Automotive Wiring and Electrical Systems by Tony Candela

Automotive Wiring and Electrical Systems by Tony Candela

Author:Tony Candela [Candela, Tony]
Language: eng
Format: epub
ISBN: 978-1-61325-019-8
Publisher: CarTech Inc.
Published: 2009-08-14T16:00:00+00:00


The underhood fuse panel of the Mustang houses relays, MAXI fuses, and those fuses that power accessories connected to the battery directly. The fuse holder in the foreground is an aftermarket kit available at your local auto parts store.

The Mustang’s interior fuse panel is located under the dash and to the left of the steering column. To the left of the fuse box is the G.E.M. module that I refer to later in the book.

Most interior fuse panel covers have a built-in location for a fuse removal tool and spare fuses. The one pictured is from the Mustang.

I like to assume that the manufacturer of the vehicle has more knowledge of the wiring and accessories than I do. This means that I’m not going to replace a blown 20-amp fuse with a 30-amp fuse so it doesn’t blow again, because that may be exactly what happens. Worst case, this could cause a fire by exceeding the current capability of the wiring within that circuit. Most fuse panels have a spare fuse of each size in the panel itself or the fuse panel cover.

If you replace a blown fuse with the same size fuse and it blows again, then the fuse is doing its job! Obviously, this is an indication that there is a problem causing the fuse to blow. Chapter 7 explains how to find and solve this kind of problem easily.

Fuses: A fuse is a device that has a metal strip (or wire) with a known current limit. Exceed this limit and the fuse blows. All fuses have a current rating and typically the fuse can pass this current rating for an extended period of time before its metal strip burns in half. In fact, a fuse typically passes many times its current rating for short periods of time before its metal strip is burned in half.

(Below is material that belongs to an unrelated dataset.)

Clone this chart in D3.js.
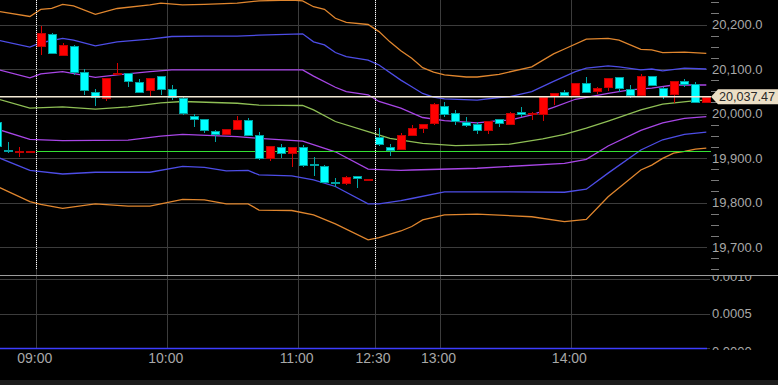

Over the years, I’ve seen a bunch of different fuse types for automotive use, and these can vary widely between domestic, Japanese, and European vehicles. This book covers the main ones (glass and blade types) and all have the same intended purpose and that is to protect the circuit from damage. Keep in mind that even though two fuses may look similar and have the same current rating, they may react differently (slower/faster). These specifics can be determined via the three-digit alpha prefix that comes before the fuse’s current rating itself. (If you require that information, refer to the manufacturer of the fuse.)

Glass Fuses: Glass fuses used to be the norm and were available in a number of different physical sizes and values. If you own an older vehicle with such a fuse panel, you’d be well advised to have at least two of every fuse in the panel in your tool box so you can avoid searching for them if one blows. Although AGC fuses were the most common, your vehicle may require something different—double check both the rating and prefix to be sure and get the right ones.